NEW YORK (Reuters) – U.S. stocks surged on Wednesday as hopes for an effective COVID-19 treatment prompted a broad rally and helped investors shrug off bleak GDP data and words of warning from U.S. Federal Reserve Chair Jerome Powell.
Big tech companies provided the biggest lift to the S&P 500 and the Nasdaq, and pushed all three major U.S. stock averages closer to their all-time highs reached in February.
All are well within 20% of their record levels, with the tech-heavy Nasdaq now within 10% of its high.
Smaller companies, which stand to benefit more from restrictions being lifted on a state-by-state basis, continue to outperform their larger counterparts, with the Russell 2000 registering its sixth straight advance.
Drugmaker Gilead Sciences Inc (GILD.O) announced that its drug remdesivir is showing promise as an effective COVID-19 treatment, giving a boost to the broader market and sending its shares up 5.7%.
The U.S. economy suffered its sharpest decline in 11 years, with first-quarter GDP contracting at a 4.8% quarterly annualized rate according to the Commerce Department, marking the end of the longest U.S. economic expansion on record.
Many believe the worst is yet to come.
At the conclusion of its two-day monetary policy meeting, the Fed left key interest rates near zero and Chair Jerome Powell warned the economy will drop at an “unprecedented rate” in the current quarter.
But Powell also said the economy will pick up as restrictions are lifted and vowed the central bank would continue to support the recovery.
“(The Fed has) really put themselves in the forefront of trying to lead this recovery back,” said Rick Meckler, partner at Cherry Lane Investments in New Vernon, New Jersey. “They have been aggressive and probably are a big reason for some of the strength the market has shown even in light of some really negative economic news.”
The Dow Jones Industrial Average .DJI rose 532.31 points, or 2.21%, to 24,633.86, the S&P 500 .SPX gained 76.12 points, or 2.66%, to 2,939.51 and the Nasdaq Composite .IXIC added 306.98 points, or 3.57%, to 8,914.71.
Of the 11 major sectors in the S&P 500, all but utilities .SPLRCU and consumer staples .SPLRCS ended the session in the black, with energy companies .SPNY enjoying the largest percentage gain.
Earnings season has hit full-stride, with 192 of the companies in the S&P 500 having reported.
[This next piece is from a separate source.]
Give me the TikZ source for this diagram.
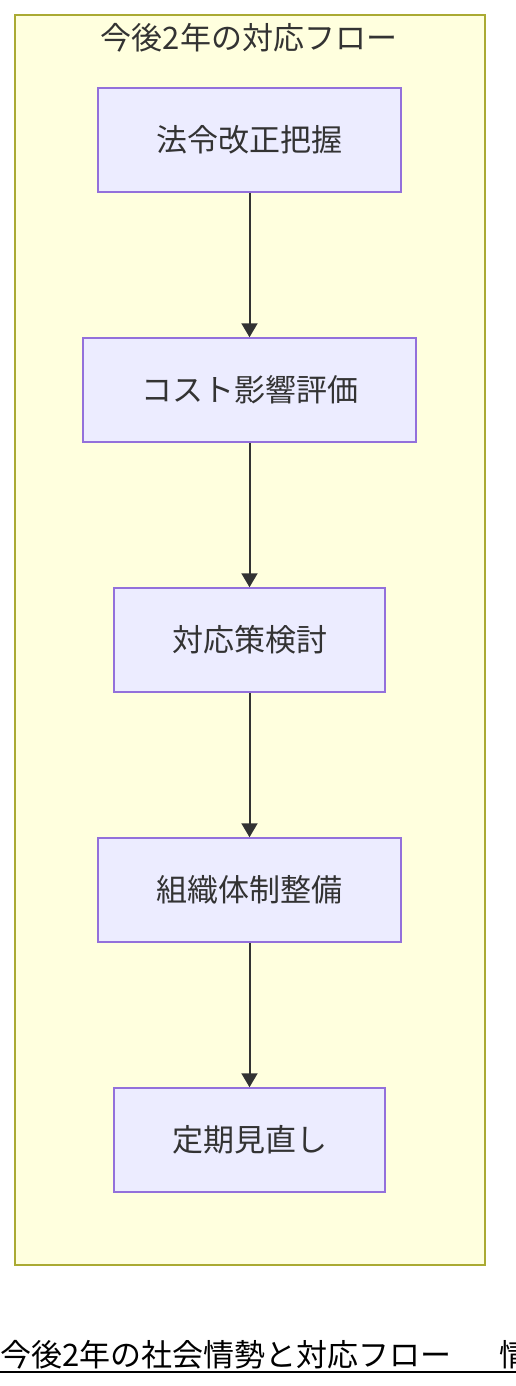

Of those, 64.6% have beaten consensus estimates, according to Refinitiv data.
In aggregate, first-quarter S&P 500 earnings are seen dropping 15.1 percent from a year ago, a stark reversal from the 6.3% annual growth forecast on Jan. 1, per Refinitiv.
Google parent Alphabet Inc (GOOGL.O) jumped 8.9% after the company reported steady advertising sales and a 13% year-on-year revenue increase.
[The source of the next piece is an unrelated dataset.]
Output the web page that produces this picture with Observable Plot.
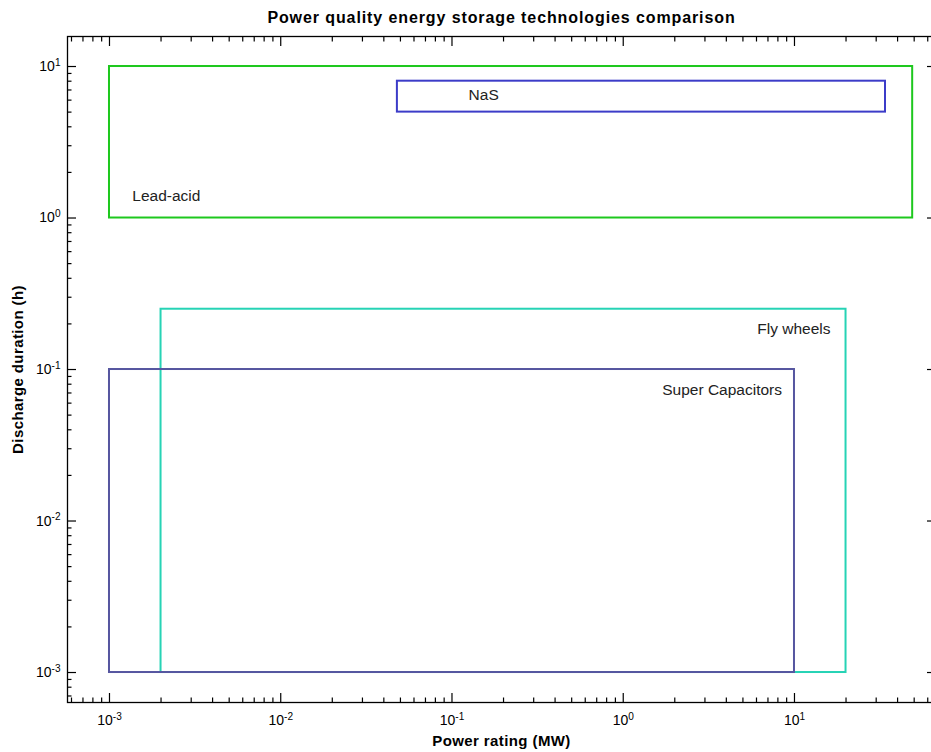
<!DOCTYPE html>
<html><head><meta charset="utf-8">
<script src="https://cdn.jsdelivr.net/npm/d3@7"></script>
<script src="https://cdn.jsdelivr.net/npm/@observablehq/plot@0.6"></script>
<style>html,body{margin:0;padding:0;background:#fff;overflow:hidden;width:931px;height:752px}</style>
</head><body><div id="chart"></div>
<script>
// ---- data ----
const technologies = ["Lead-acid", "NaS", "Fly wheels", "Super Capacitors"];
const powerMin = [0.001, 0.048, 0.002, 0.001];     // MW
const powerMax = [49, 34, 20, 10];                  // MW
const durationMin = [1, 5, 0.001, 0.001];           // h
const durationMax = [10, 8, 0.25, 0.1];             // h
const labelPower = [0.00136, 0.125, 6.06, 1.69];    // label anchor (MW)
const labelDuration = [1.39, 6.44, 0.184, 0.0727];  // label anchor (h)
const techColors = ["#1ec81e", "#3c3cc8", "#26d3b5", "#5656a0"];

const majorTicks = [0.001, 0.01, 0.1, 1, 10];
const majorTickLabels = ["10^-3", "10^-2", "10^-1", "10^0", "10^1"];

const titleText = "Power quality energy storage technologies comparison";
const xLabel = "Power rating (MW)";
const yLabel = "Discharge duration (h)";

// ---- layout ----
const W = 936, H = 752, mL = 67, mR = 1, mT = 36, mB = 50;
const xDomain = [5.686e-4, 66.6];
const yDomain = [6.34e-4, 15.78];

const rects = technologies.map((t, i) => ({
  tech: t, x1: powerMin[i], x2: powerMax[i], y1: durationMin[i], y2: durationMax[i],
  lx: labelPower[i], ly: labelDuration[i], color: techColors[i]
}));

function minorTicks(domain) {
  const out = [];
  for (let d = -5; d <= 2; d++) for (let k = 2; k <= 9; k++) {
    const v = k * Math.pow(10, d);
    if (v > domain[0] && v < domain[1]) out.push(v);
  }
  return out;
}
const xMinor = minorTicks(xDomain), yMinor = minorTicks(yDomain);
const fmt = v => majorTickLabels[majorTicks.indexOf(v)] ?? "";
const blank = () => "";
const font = "'Liberation Sans', Arial, sans-serif";

const chart = Plot.plot({
  width: W, height: H, marginLeft: mL, marginRight: mR, marginTop: mT, marginBottom: mB,
  style: {fontFamily: font, background: "#fff", color: "#000"},
  x: {type: "log", domain: xDomain},
  y: {type: "log", domain: yDomain},
  marks: [
    // tick labels
    Plot.axisX(majorTicks, {anchor: "bottom", tickSize: 0, tickPadding: 13, tickFormat: fmt, fontSize: 14, label: null}),
    Plot.axisY(majorTicks, {anchor: "left", tickSize: 0, tickPadding: 7, tickFormat: fmt, fontSize: 14, label: null}),
    // inward ticks
    Plot.axisX(majorTicks, {anchor: "bottom", tickSize: -9, tickFormat: blank, label: null, strokeWidth: 1.2}),
    Plot.axisX(xMinor, {anchor: "bottom", tickSize: -4.5, tickFormat: blank, label: null, strokeWidth: 1.2}),
    Plot.axisX(majorTicks, {anchor: "top", tickSize: -9, tickFormat: blank, label: null, strokeWidth: 1.2}),
    Plot.axisX(xMinor, {anchor: "top", tickSize: -4.5, tickFormat: blank, label: null, strokeWidth: 1.2}),
    Plot.axisY(majorTicks, {anchor: "left", tickSize: -9, tickFormat: blank, label: null, strokeWidth: 1.2}),
    Plot.axisY(yMinor, {anchor: "left", tickSize: -4.5, tickFormat: blank, label: null, strokeWidth: 1.2}),
    Plot.axisY(majorTicks, {anchor: "right", tickSize: -9, tickFormat: blank, label: null, strokeWidth: 1.2}),
    Plot.axisY(yMinor, {anchor: "right", tickSize: -4.5, tickFormat: blank, label: null, strokeWidth: 1.2}),
    Plot.frame({stroke: "#000", strokeWidth: 1.3}),
    // technology boxes
    Plot.rect(rects, {x1: "x1", x2: "x2", y1: "y1", y2: "y2", fill: "none", stroke: "color", strokeWidth: 2}),
    Plot.text(rects, {x: "lx", y: "ly", text: "tech", textAnchor: "start", fontSize: 15.5, fill: "#222"}),
    // titles
    Plot.text([titleText], {frameAnchor: "top", dy: -19, lineAnchor: "middle", textAnchor: "middle", fontWeight: "bold", fontSize: 16, fill: "#000", style: "letter-spacing:0.9px"}),
    Plot.text([xLabel], {frameAnchor: "bottom", dy: 39, lineAnchor: "middle", textAnchor: "middle", fontWeight: "bold", fontSize: 15, fill: "#000"}),
    Plot.text([yLabel], {frameAnchor: "left", dx: -49, lineAnchor: "middle", textAnchor: "middle", rotate: -90, fontWeight: "bold", fontSize: 15, fill: "#000"})
  ]
});

// render exponents as superscripts
chart.querySelectorAll("text").forEach(t => {
  const m = /^10\^(-?\d+)$/.exec(t.textContent);
  if (m) {
    t.textContent = "10";
    const ts = document.createElementNS("http://www.w3.org/2000/svg", "tspan");
    ts.setAttribute("dy", "-0.5em");
    ts.setAttribute("font-size", "0.72em");
    ts.textContent = m[1];
    t.appendChild(ts);
  }
});
// letter spacing for axis titles
chart.querySelectorAll("text").forEach(t => {
  if (t.textContent === titleText) t.setAttribute("letter-spacing", "0.9");
  if (t.textContent === xLabel || t.textContent === yLabel) t.setAttribute("letter-spacing", "0.4");
});
// crop the SVG to the window (right frame edge lies just outside, as in the reference)
chart.setAttribute("width", 931);
chart.setAttribute("viewBox", `0 0 931 ${H}`);
document.getElementById("chart").appendChild(chart);
</script>
</body></html>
Boeing Co (BA.N) shares surged 5.9% after the planemaker announced it would shrink its workforce and production to contend with plunging demand.
Ride share company Lyft Inc (LYFT.O) plans to cut 17% of its workforce, according to a Reuters exclusive. Its shares were up 4.0%.
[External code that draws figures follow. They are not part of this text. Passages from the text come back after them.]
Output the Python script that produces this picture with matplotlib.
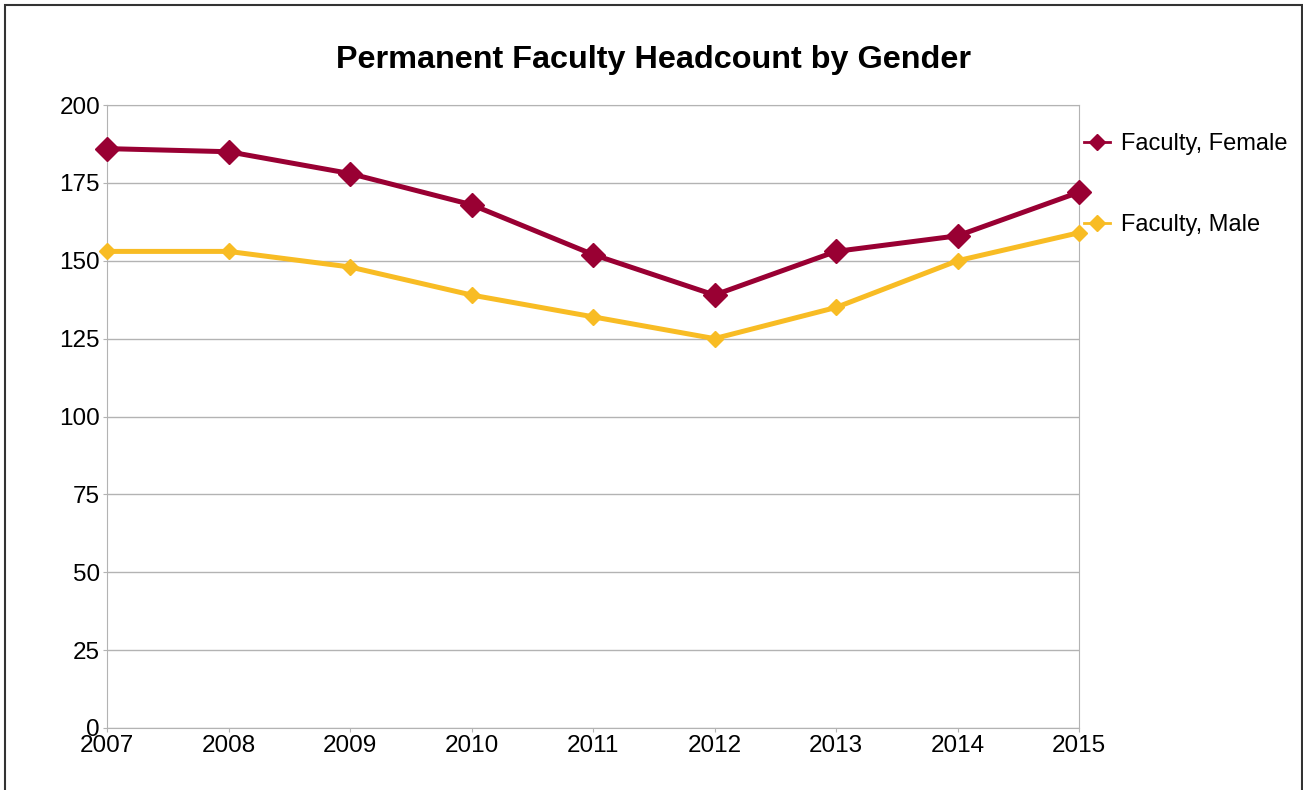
import matplotlib.pyplot as plt
from matplotlib.patches import Rectangle
from matplotlib.lines import Line2D

plt.rcParams['font.family'] = ['Liberation Sans', 'DejaVu Sans']

years = [2007, 2008, 2009, 2010, 2011, 2012, 2013, 2014, 2015]
female = [186, 185, 178, 168, 152, 139, 153, 158, 172]
male = [153, 153, 148, 139, 132, 125, 135, 150, 159]
yticks = [0, 25, 50, 75, 100, 125, 150, 175, 200]

fig = plt.figure(figsize=(13.03, 7.9), dpi=100)
ax = fig.add_axes([107 / 1303, 1 - 728 / 790, (1079 - 107) / 1303, (728 - 105) / 790])

ax.plot(years, male, color="#F8BC24", linewidth=3.6, marker="D", markersize=8,
        label="Faculty, Male", zorder=3, clip_on=False)
ax.plot(years, female, color="#990033", linewidth=3.6, marker="D", markersize=12,
        label="Faculty, Female", zorder=4, clip_on=False)

ax.set_xlim(2007, 2015)
ax.set_ylim(0, 200)
ax.set_xticks(years)
ax.set_yticks(yticks)
ax.tick_params(labelsize=17.5, length=3, color="#b3b3b3", pad=2)
ax.grid(axis="y", color="#b3b3b3", linewidth=1)
ax.set_axisbelow(True)
for s in ax.spines.values():
    s.set_color("#b3b3b3")

fig.suptitle("Permanent Faculty Headcount by Gender", fontsize=23.3, fontweight="bold",
             x=653 / 1303, y=1 - 45 / 790)

# legend handles drawn thinner, like the original
handles = [Line2D([], [], color="#990033", linewidth=2, marker="D", markersize=8),
           Line2D([], [], color="#F8BC24", linewidth=2, marker="D", markersize=8)]
fig.legend(handles, ["Faculty, Female", "Faculty, Male"], loc="upper left",
           bbox_to_anchor=(1084 / 1303, 1 - 133 / 790),
           frameon=False, fontsize=17, labelspacing=2.5, handlelength=1.1,
           handletextpad=0.45, borderaxespad=0, borderpad=0)

fig.patches.append(Rectangle((5 / 1303, -0.01), 1297 / 1303, 1.01 - 5 / 790,
                             transform=fig.transFigure, fill=False,
                             edgecolor="#333333", linewidth=1.5))

fig.savefig("out.png", dpi=100)
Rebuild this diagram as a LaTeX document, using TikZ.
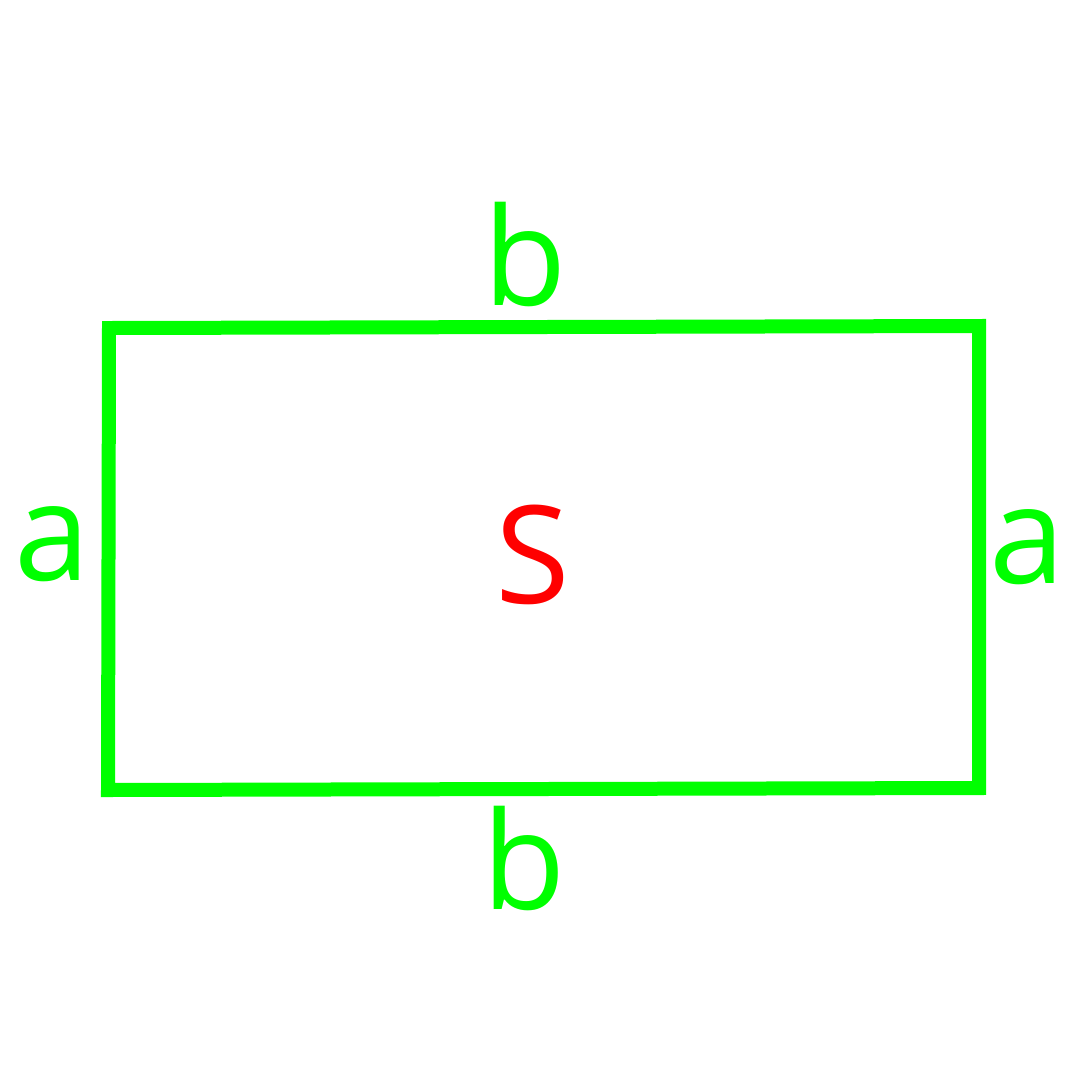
\documentclass[tikz,border=0pt]{standalone}
\usepackage{fontspec}
\setmainfont{Open Sans}
\definecolor{lgreen}{HTML}{00FF00}
\definecolor{lred}{HTML}{FF0000}
\begin{document}
\begin{tikzpicture}[x=1pt,y=-1pt,
  lbl/.style={anchor=base,inner sep=0pt,font=\fontsize{136}{160}\selectfont},
  side/.style={lbl,text=lgreen},
  edge/.style={draw=lgreen,line width=14pt,line join=miter}]
\useasboundingbox[fill=white] (0,0) rectangle (1080,1080);
\draw[edge] (109,328) -- (979,326) -- (979,788) -- (108,790) -- cycle;
\node[side] (btop) at (525,305) {b};
\node[side] (bbot) at (524,909) {b};
\node[side] (aleft) at (52,580) {a};
\node[side] (aright) at (1027,583) {a};
\node[lbl,text=lred] (s) at (533,603) {S};
\end{tikzpicture}
\end{document}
Facebook Inc (FB.O) rose about 8%, whiles shares of both Microsoft Corp (MSFT.O) and Tesla Inc (TSLA.O) gained nearly 2% in after-market trading following their earnings reports.
FILE PHOTO: The floor of the New York Stock Exchange (NYSE) stands empty as the building prepares to close indefinitely due to the coronavirus disease (COVID-19) outbreak in New York, U.S., March 20, 2020. REUTERS/Lucas Jackson
Advancing issues outnumbered declining ones on the NYSE by a 6.73-to-1 ratio; on Nasdaq, a 4.29-to-1 ratio favored advancers.
The S&P 500 posted 6 new 52-week highs and no new lows; the Nasdaq Composite recorded 42 new highs and 1 new lows.
Volume on U.S. exchanges was 12.71 billion shares, compared with the 12.28 billion average over the last 20 trading days.